Game 3 of the 2014 NBA Finals will be remembered for two things: the blistering shooting of the San Antonio Spurs en route to a 111-92 win over the Miami Heat and Kawhi Leonard’s breakout 29-point performance.
But something else happened late in the fourth quarter that proved perhaps the evening’s most strangely somber event:
Greg Oden logged the final two minutes for the Heat. The game by then was well out of reach; most of Miami’s fans long since gone.
For Oden, though, those 120 seconds must’ve been a bittersweet vindication indeed.
Drafted No. 1 by the Portland Trail Blazers in the 2007 NBA Draft—one spot ahead of Kevin Durant—Oden has sustained a series of devastating knee injuries that very nearly curtailed his career for good.

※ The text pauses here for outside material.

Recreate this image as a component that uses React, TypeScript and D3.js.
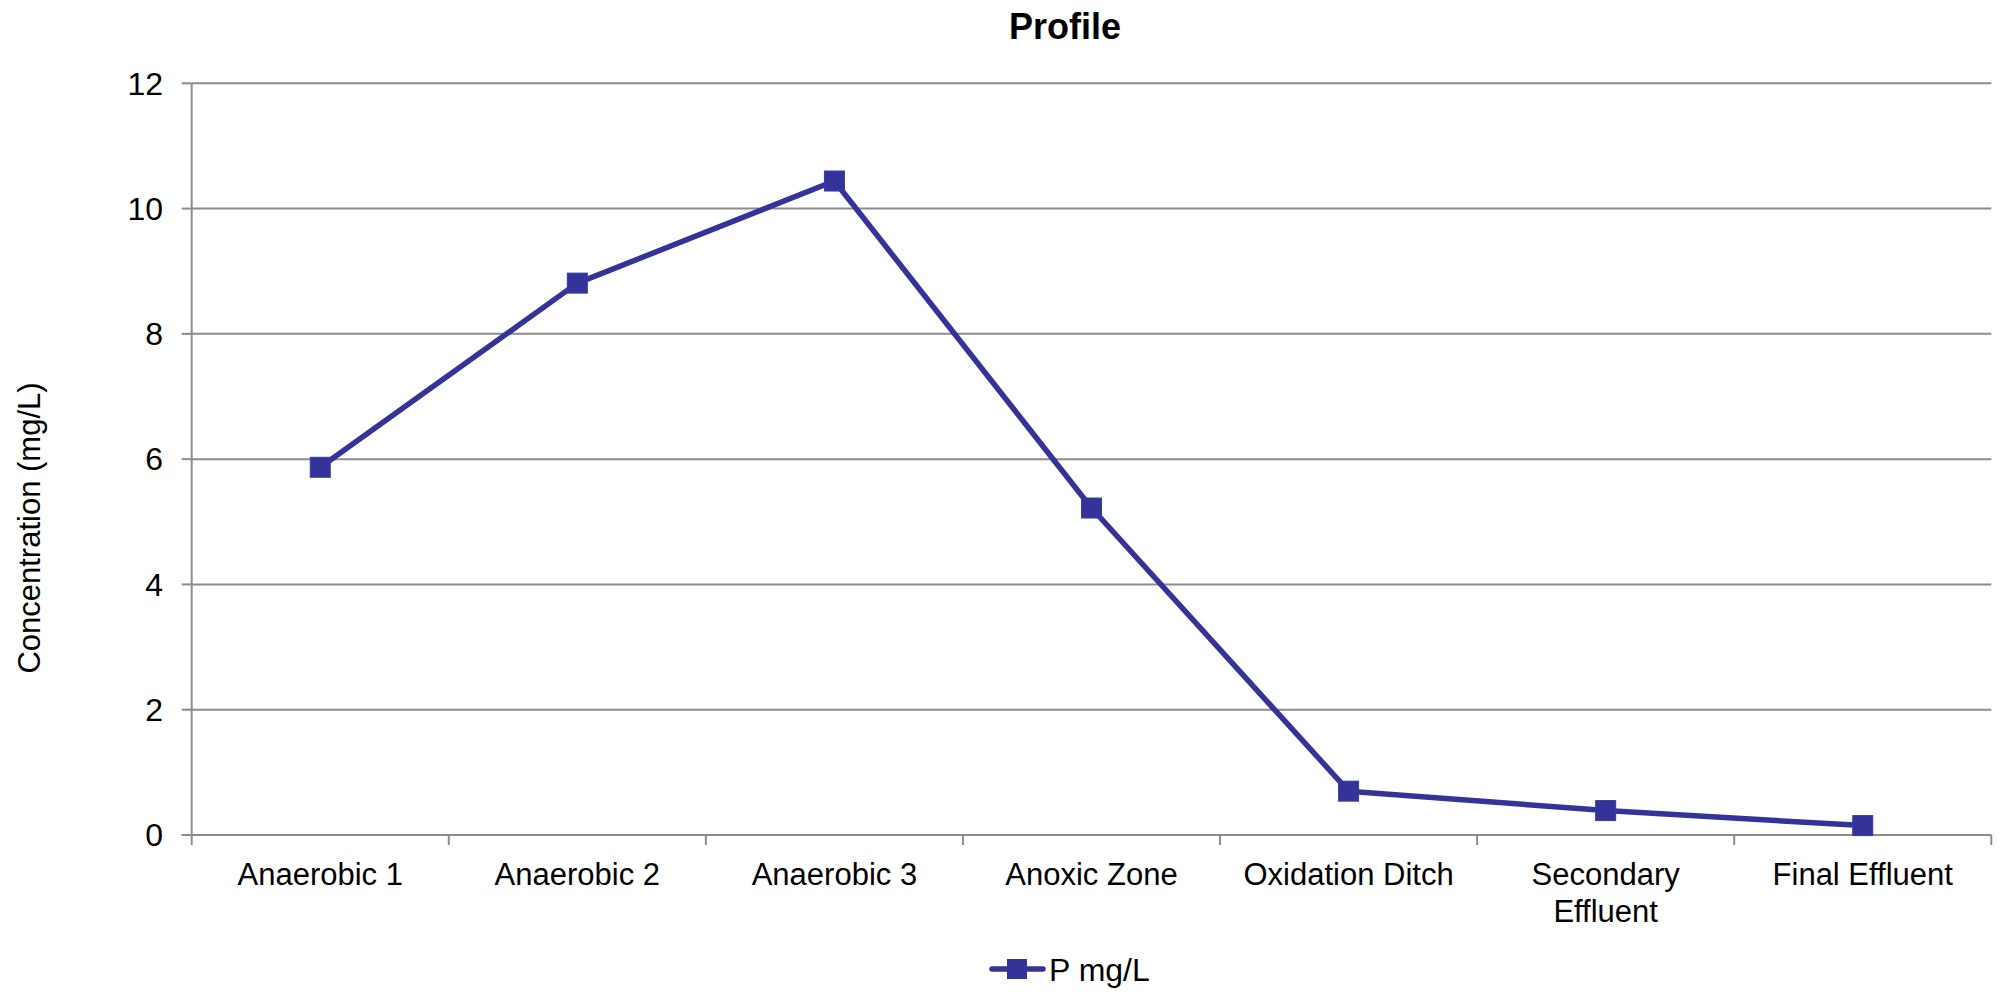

By the time the Heat signed the 7’0” center ahead of the 2013-14 season, Oden had missed three full years in recovery.
But, for as much as Miami’s gesture was one of grace and good will, it also carried with it a strategic potential, as the Miami Herald’s Josh Walfish noted back in March:
There are clearly many people in his corner, but whether he will admit to it or not, Oden is the centerpiece of a grand experiment for the Heat, which is looking for some size to combat the big bodies Indiana and some of the teams in the Western Conference possess.

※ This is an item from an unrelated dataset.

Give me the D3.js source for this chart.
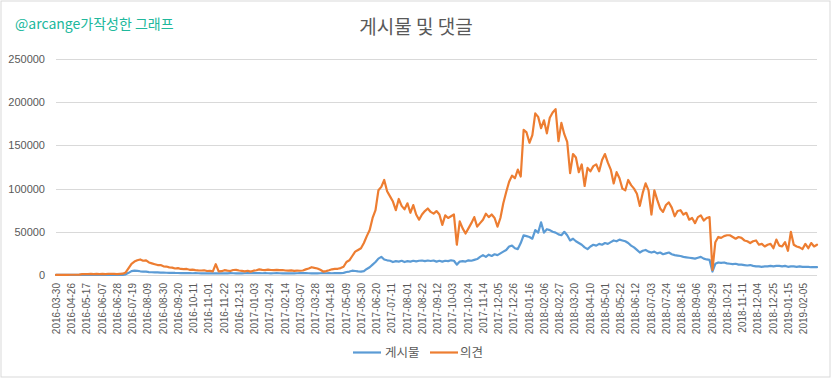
<!DOCTYPE html>
<html><head><meta charset="utf-8">
<script src="https://cdn.jsdelivr.net/npm/d3@7"></script>
<style>
html,body{margin:0;padding:0;background:#fff;}
svg{display:block;}
</style></head>
<body>
<svg id="chart" width="832" height="379"></svg>
<script>
const titleText = "게시물 및 댓글";
const watermark = "@arcange가작성한 그래프";
const seriesNames = ["게시물", "의견"];
const seriesColors = ["#5B9BD5", "#ED7D31"];
const categoryCount = 1049;      // daily categories
const sampleEvery = 4;           // values below are read every 4th category
const tickEvery = 21;
const tickLabels = ["2016-03-30","2016-04-26","2016-05-17","2016-06-07","2016-06-28","2016-07-19","2016-08-09","2016-08-30","2016-09-20","2016-10-11","2016-11-01","2016-11-22","2016-12-13","2017-01-03","2017-01-24","2017-02-14","2017-03-07","2017-03-28","2017-04-18","2017-05-09","2017-05-30","2017-06-20","2017-07-11","2017-08-01","2017-08-22","2017-09-12","2017-10-03","2017-10-24","2017-11-14","2017-12-05","2017-12-26","2018-01-16","2018-02-06","2018-02-27","2018-03-20","2018-04-10","2018-05-01","2018-05-22","2018-06-12","2018-07-03","2018-07-24","2018-08-16","2018-09-06","2018-09-29","2018-10-21","2018-11-11","2018-12-04","2018-12-25","2019-01-15","2019-02-05"];
const yTicks = [0, 50000, 100000, 150000, 200000, 250000];

const posts = [
100,100,100,100,100,100,100,100,100,100,100,100,100,100,100,100,100,100,100,100,100,100,100,100,
800,2500,4500,5000,4800,4300,4000,3800,3400,3200,3100,3000,2800,2900,2600,2500,2600,
2400,2300,2200,2300,2100,2200,2000,2100,2000,1900,2000,1800,1900,2000,1900,1800,1900,2000,1900,2100,
2000,1900,1800,1900,2000,2100,2000,2100,2200,2100,2000,2100,2000,1900,2000,2100,2000,1900,1800,1900,
2000,1900,2000,2100,2200,2100,2000,1900,1800,1900,2000,2100,2000,2100,2000,2100,2200,
2200,2500,3500,4000,5000,4600,4200,4000,4500,7000,9000,12000,15000,19000,21000,18000,17000,16500,15000,16000,
15500,16500,15000,16000,15500,16500,15800,16500,16800,16000,16800,16200,16800,15500,16500,15500,16500,16000,17000,16500,
12000,15500,16000,15500,17000,16500,17500,18500,21000,23000,21000,23500,22000,24000,23000,25000,27000,29000,33000,34000,
31000,30000,37000,46000,45000,44000,42000,52000,49000,61000,49000,53000,52000,50000,49000,47000,46000,50000,46000,40000,
42000,39000,37000,35000,32000,30000,33000,35000,34000,36000,35000,37000,36000,38000,40000,39000,41000,40000,39000,37000,
34000,32000,29000,26000,28000,29000,27000,26000,27000,25000,26000,24000,25000,26000,24000,23000,22500,22000,21000,20500,
20000,19500,19000,20000,21000,19000,18000,17500,4000,13000,14500,14000,14500,13500,13000,12500,13000,12000,12000,11500,
11000,11500,10500,10000,10000,9500,10000,10000,10500,10000,10500,10500,10000,10500,9500,10000,10000,9500,10000,9500,
9500,9500,9000,9000,9000
];
const comments = [
100,100,200,200,200,300,300,300,400,1000,1100,1000,1200,1100,1200,1000,1300,1100,1200,1300,1200,1100,1300,1500,
3000,8000,13000,15500,17000,18000,16500,17000,14500,13500,12500,11500,11500,10000,9800,8800,8500,
7500,8000,7000,6800,7000,6000,6200,5700,5400,5200,5500,4600,4800,4200,12500,4200,4400,5600,5000,4600,
5800,6000,5200,4800,4200,4900,3900,5000,5500,6500,6000,5600,6300,5800,5600,6000,5600,5800,5200,5000,
5400,4800,5000,4900,5200,6500,7500,9000,8200,7500,6000,4000,4500,5500,6600,7000,7200,
8000,9500,15000,17000,22000,27000,29000,31000,37000,45000,52000,66000,75000,98000,102000,110000,97000,91000,85000,75000,
88000,80000,76000,83000,72000,81000,70000,64000,70000,74000,77000,73000,71000,74000,70000,58000,69000,66000,68000,70000,
35000,62000,54000,48000,54000,60000,67000,56000,60000,64000,71000,67000,70000,66000,56000,66000,83000,96000,108000,115000,
112000,122000,114000,168000,165000,153000,162000,187000,183000,170000,179000,164000,182000,188000,192000,155000,176000,163000,154000,118000,
140000,136000,119000,128000,103000,124000,120000,126000,128000,120000,133000,140000,130000,122000,106000,119000,112000,100000,98000,110000,
104000,100000,94000,80000,95000,106000,98000,70000,98000,87000,77000,73000,81000,84000,78000,68000,74000,75000,70000,72000,
64000,66000,60000,67000,69000,63000,66000,67000,6000,38000,44000,43000,45000,46000,46000,44000,42000,44000,43000,40000,
39000,37000,39000,40000,35000,36000,33000,35000,36000,31000,41000,34000,33000,38000,28000,50000,35000,33000,32000,30000,
36000,31000,37000,33000,35000
];

const svg = d3.select("#chart");
const W = 832, H = 379;
const plot = {left: 56, right: 817, top: 59, bottom: 275};
const korFont = "'Noto Sans CJK KR', 'Noto Sans', sans-serif";
const numFont = "'Liberation Sans', 'DejaVu Sans', sans-serif";

svg.append("rect").attr("x", 1).attr("y", 1).attr("width", W - 3).attr("height", H - 3)
  .attr("fill", "#fff").attr("stroke", "#d9d9d9").attr("stroke-width", 1);

const x = d3.scaleLinear().domain([0, categoryCount - 1]).range([plot.left, plot.right]);
const y = d3.scaleLinear().domain([0, 250000]).range([plot.bottom, plot.top]);

// gridlines
svg.append("g").selectAll("line").data(yTicks).join("line")
  .attr("x1", plot.left).attr("x2", plot.right)
  .attr("y1", d => Math.round(y(d)) + 0.5).attr("y2", d => Math.round(y(d)) + 0.5)
  .attr("stroke", "#d9d9d9").attr("stroke-width", 1);

// y axis labels
const yAxis = d3.axisLeft(y).tickValues(yTicks).tickSize(0).tickPadding(11).tickFormat(d3.format("d"));
const yg = svg.append("g").attr("transform", `translate(${plot.left},0)`).call(yAxis);
yg.select(".domain").remove();
yg.selectAll("text").attr("font-family", numFont).attr("font-size", 11).attr("fill", "#595959");

// x axis labels (category axis)
const tickIdx = tickLabels.map((_, i) => i * tickEvery);
const xAxis = d3.axisBottom(x).tickValues(tickIdx).tickSize(0).tickPadding(0)
  .tickFormat((d, i) => tickLabels[i]);
const xg = svg.append("g").attr("transform", `translate(0,${plot.bottom})`).call(xAxis);
xg.select(".domain").remove();
xg.selectAll("text")
  .attr("font-family", numFont).attr("font-size", 10).attr("fill", "#595959")
  .attr("transform", "rotate(-90)")
  .attr("text-anchor", "end")
  .attr("x", -8).attr("y", 0).attr("dy", "0.35em");

// lines
const line = d3.line().x((d, i) => x(i * sampleEvery)).y(d => y(d));
[posts, comments].forEach((vals, s) => {
  svg.append("path").datum(vals)
    .attr("fill", "none").attr("stroke", seriesColors[s])
    .attr("stroke-width", 2.2).attr("stroke-linejoin", "round").attr("stroke-linecap", "round")
    .attr("d", line);
});

// title
svg.append("text").attr("x", 416).attr("y", 34).attr("text-anchor", "middle")
  .attr("font-family", korFont).attr("font-size", 19).attr("fill", "#595959").text(titleText);

// watermark
svg.append("text").attr("x", 15).attr("y", 29)
  .attr("font-family", korFont).attr("font-size", 14).attr("fill", "#20b89c").text(watermark);

// legend
const legendItems = [{x: 353, tx: 385}, {x: 430, tx: 460}];
const lg = svg.append("g");
seriesNames.forEach((name, i) => {
  const it = legendItems[i];
  lg.append("line").attr("x1", it.x).attr("x2", it.x + 28).attr("y1", 352.5).attr("y2", 352.5)
    .attr("stroke", seriesColors[i]).attr("stroke-width", 2.2);
  lg.append("text").attr("x", it.tx).attr("y", 357)
    .attr("font-family", korFont).attr("font-size", 12.5).attr("fill", "#595959").text(name);
});
</script>
</body></html>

Whether this experiment succeeds or fails depends on how Oden plays during crucial moments in May and June. Yet, there are signs the 7-footer will be able to provide the defensive protection inside the Heat is searching for to help it win its third NBA championship in a row.
Oden never quite materialized as Miami’s secret weapon in waiting. Still, his comeback stands as both a testament to modern medicine and proof that, while bad things often happen to good people, sometimes the ledger can even out, even if it’s just a little bit.

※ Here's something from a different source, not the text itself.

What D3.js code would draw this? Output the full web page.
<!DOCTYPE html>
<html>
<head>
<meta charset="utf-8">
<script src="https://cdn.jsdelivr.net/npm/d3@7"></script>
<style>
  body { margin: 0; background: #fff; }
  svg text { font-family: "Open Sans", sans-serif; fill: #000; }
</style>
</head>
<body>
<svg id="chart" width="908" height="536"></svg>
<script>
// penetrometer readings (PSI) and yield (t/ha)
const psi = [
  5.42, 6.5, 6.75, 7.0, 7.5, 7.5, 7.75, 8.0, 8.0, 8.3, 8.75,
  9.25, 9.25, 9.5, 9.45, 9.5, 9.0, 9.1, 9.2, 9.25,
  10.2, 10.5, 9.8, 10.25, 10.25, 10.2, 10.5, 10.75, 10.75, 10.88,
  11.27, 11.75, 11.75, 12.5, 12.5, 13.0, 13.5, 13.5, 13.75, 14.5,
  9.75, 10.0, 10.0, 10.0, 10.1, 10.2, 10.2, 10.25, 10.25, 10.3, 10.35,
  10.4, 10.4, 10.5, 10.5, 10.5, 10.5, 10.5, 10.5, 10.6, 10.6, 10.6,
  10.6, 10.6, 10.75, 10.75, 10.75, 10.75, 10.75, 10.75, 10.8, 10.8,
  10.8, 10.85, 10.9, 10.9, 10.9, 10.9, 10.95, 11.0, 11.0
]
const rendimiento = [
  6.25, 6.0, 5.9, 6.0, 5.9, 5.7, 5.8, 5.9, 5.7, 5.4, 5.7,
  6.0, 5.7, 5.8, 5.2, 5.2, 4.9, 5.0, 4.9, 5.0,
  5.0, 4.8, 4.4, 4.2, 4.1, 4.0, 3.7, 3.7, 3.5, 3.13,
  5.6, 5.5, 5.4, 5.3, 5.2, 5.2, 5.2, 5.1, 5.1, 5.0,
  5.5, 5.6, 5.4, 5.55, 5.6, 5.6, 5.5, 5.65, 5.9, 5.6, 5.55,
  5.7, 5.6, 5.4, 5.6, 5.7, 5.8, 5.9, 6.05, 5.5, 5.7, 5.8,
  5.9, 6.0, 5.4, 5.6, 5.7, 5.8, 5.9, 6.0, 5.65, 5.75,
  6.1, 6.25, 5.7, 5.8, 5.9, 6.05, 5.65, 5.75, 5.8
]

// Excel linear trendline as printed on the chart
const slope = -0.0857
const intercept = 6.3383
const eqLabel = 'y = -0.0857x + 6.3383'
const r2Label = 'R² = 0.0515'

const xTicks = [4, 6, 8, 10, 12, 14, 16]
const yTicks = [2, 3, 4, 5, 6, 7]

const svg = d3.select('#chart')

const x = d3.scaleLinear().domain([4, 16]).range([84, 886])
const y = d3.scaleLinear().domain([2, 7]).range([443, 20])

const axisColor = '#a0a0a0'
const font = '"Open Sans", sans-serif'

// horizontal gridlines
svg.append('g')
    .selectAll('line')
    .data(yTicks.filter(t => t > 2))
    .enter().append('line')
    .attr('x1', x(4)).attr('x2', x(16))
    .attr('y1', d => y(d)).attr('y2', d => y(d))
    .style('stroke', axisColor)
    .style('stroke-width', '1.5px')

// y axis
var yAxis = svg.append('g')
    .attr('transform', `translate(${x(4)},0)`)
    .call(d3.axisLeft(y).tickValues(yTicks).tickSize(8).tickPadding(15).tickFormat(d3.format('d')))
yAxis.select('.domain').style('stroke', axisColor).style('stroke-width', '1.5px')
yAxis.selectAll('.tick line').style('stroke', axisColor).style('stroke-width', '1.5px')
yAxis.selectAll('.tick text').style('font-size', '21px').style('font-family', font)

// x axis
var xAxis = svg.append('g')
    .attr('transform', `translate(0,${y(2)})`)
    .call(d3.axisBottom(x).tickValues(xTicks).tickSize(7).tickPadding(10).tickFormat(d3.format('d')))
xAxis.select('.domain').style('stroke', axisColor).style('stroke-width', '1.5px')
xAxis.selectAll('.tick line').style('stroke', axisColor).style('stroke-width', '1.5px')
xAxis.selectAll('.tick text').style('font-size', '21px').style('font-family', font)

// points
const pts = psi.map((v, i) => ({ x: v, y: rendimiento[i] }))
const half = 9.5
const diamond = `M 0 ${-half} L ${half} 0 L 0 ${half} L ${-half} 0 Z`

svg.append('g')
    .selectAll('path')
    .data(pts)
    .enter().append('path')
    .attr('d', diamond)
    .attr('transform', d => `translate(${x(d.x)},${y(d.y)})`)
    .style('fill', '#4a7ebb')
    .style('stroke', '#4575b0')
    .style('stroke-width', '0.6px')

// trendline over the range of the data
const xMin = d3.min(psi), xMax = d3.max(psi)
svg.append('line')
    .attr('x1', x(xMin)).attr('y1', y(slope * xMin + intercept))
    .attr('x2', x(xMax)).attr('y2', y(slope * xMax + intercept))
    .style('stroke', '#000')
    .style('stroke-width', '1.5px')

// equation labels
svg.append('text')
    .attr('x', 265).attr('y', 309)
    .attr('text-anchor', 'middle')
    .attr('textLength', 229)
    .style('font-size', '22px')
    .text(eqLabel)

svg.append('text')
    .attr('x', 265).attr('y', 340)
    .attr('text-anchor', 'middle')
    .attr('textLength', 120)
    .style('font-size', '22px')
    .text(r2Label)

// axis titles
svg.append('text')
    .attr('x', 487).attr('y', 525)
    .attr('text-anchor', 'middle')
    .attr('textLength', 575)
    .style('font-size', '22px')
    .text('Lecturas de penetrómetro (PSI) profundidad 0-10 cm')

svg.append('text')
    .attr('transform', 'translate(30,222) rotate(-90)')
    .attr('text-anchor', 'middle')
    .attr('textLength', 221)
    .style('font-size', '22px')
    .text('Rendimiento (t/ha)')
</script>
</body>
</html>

"Greg Oden," Spoelstra told the South Florida Sun-Sentinel’s Ira Winderman, "is one of the biggest success stories in this league, and unfortunately people are only judging him by the fact of how many minutes he plays.”
As for Oden, these Finals are all about keeping things in perspective, about enjoying every moment on the sport’s biggest stage.
"You play to get here," Oden told Winderman. "This is the ultimate goal, winning the Finals. I mean, for me, winning, that's what you play the game for, is to win. So me not playing a lot and getting here and still getting a ring, I'm still happy."
For Oden and his Heat teammates to make good on that goal, they’ll have to bounce back quickly from Tuesday’s jarring defeat.
Should the Heat pull off the comeback, history will likely say scant little about Oden’s role. In fact, Tuesday’s two minutes may be the only action he sees all series.
Still, not even history can take those two minutes away from Oden, or the sense of pride Miami no doubt has in helping make a dream once deferred feel real again.